3.      Abu Daud as-Sijistani Rahimahullah.
4.      al-Hassan bin ash-Shabbah Rahimahullah.
5.      Muhammad bin Ishaq Rahimahullah.
6.      Muhammad bin Ubaidah al-Munada Rahimahullah.
7.      Abu Hati ar-Rozi Rahimahullah.
8.      Abu Zur’ah Ar-Razi Rahimahullah.
9.      Muhammad bin Idris Asy-Syafi’I Rahimahullah.
10.  Waki’ bin Jarrah ad-Dimasyqi Rahimahullah.
11.  Ibrahim al-Harb Rahimahullah.
12.  dan lain-lain.

(diringkas dari kitab min A’laamis Salaf karya Syaikh Ahmad Farid Hafihahullah)

Bila kita perhatiakan nama-nam diatas, maka kita akan dapati bahwa mereka adalah para ulama terkemuka. Tak heran jika Ust. Budi Ashari, Lc Hafidhohullah  sering memberikan nasihat kepada para guru dengan nasihat : “Dibalik kebesaran seorang murid disana ada guru yang hebat (baca ; shaleh)” kurang lebih seperti itu.

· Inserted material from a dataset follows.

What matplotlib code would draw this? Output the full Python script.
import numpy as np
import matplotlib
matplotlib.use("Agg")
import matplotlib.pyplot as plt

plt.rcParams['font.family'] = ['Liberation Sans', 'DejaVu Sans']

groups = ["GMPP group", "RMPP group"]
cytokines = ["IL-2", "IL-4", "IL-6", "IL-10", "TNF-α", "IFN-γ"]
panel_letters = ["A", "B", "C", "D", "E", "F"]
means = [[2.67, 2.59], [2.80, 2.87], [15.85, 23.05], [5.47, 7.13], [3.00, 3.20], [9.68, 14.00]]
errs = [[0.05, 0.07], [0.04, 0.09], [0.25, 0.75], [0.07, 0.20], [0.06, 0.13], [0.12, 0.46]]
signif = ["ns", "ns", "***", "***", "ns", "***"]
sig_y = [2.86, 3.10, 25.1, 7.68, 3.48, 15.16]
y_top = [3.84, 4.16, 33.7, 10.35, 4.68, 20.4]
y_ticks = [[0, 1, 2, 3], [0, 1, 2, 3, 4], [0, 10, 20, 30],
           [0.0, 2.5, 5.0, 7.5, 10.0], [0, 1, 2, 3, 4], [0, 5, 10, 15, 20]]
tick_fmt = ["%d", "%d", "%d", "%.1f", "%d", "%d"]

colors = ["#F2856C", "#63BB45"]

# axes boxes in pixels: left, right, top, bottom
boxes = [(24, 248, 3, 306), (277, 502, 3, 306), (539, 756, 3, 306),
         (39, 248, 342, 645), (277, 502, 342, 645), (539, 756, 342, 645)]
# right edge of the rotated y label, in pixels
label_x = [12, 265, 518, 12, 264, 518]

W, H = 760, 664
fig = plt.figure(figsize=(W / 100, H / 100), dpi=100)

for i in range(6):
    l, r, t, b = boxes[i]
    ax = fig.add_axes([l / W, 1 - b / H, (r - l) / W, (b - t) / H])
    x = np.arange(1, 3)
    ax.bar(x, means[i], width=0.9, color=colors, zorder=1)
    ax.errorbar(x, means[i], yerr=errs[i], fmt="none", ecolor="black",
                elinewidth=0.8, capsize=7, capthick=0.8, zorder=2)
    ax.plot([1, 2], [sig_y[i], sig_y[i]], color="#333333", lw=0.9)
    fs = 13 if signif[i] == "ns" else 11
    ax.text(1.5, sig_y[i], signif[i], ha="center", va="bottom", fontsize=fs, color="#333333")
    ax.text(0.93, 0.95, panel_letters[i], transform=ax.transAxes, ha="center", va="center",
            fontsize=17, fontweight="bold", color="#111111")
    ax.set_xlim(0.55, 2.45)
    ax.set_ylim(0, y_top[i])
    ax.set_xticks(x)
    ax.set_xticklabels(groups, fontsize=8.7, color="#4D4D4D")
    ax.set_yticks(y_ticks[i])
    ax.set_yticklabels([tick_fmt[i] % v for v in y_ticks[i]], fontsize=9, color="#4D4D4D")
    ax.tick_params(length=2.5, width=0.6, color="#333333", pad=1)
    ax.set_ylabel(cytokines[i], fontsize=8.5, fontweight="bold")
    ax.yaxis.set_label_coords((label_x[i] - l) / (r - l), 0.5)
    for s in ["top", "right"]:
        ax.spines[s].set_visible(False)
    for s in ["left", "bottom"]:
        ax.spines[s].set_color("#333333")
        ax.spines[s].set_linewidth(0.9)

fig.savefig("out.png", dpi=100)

Sekarang giliran anda wahai para pendidik untuk mengambil peran dalam melahirkan generasi peradaban dengan mengambil suri tauladan dari Rasulullah, para sahabat dan para ulama. Bukan dari Ilmuan barat yang mereka dapatkan dari penemuan atau para peneliti yang hasilnya tidak pasti. Tapi ambilah dari wahyu Allah yang tak pernah salah. Jika memakai minyak kayu putih untuk anak saja jangan coba-coba. Bagaimana dengan pendidikan yang jauh lebih penting ?
Akhirnya kalam saya mengambil kesimpulan dari penjelasan diatas bahwa “Keshalihan Guru sangan berpengaruh terhadap muridnya”. Wallahu A’lam.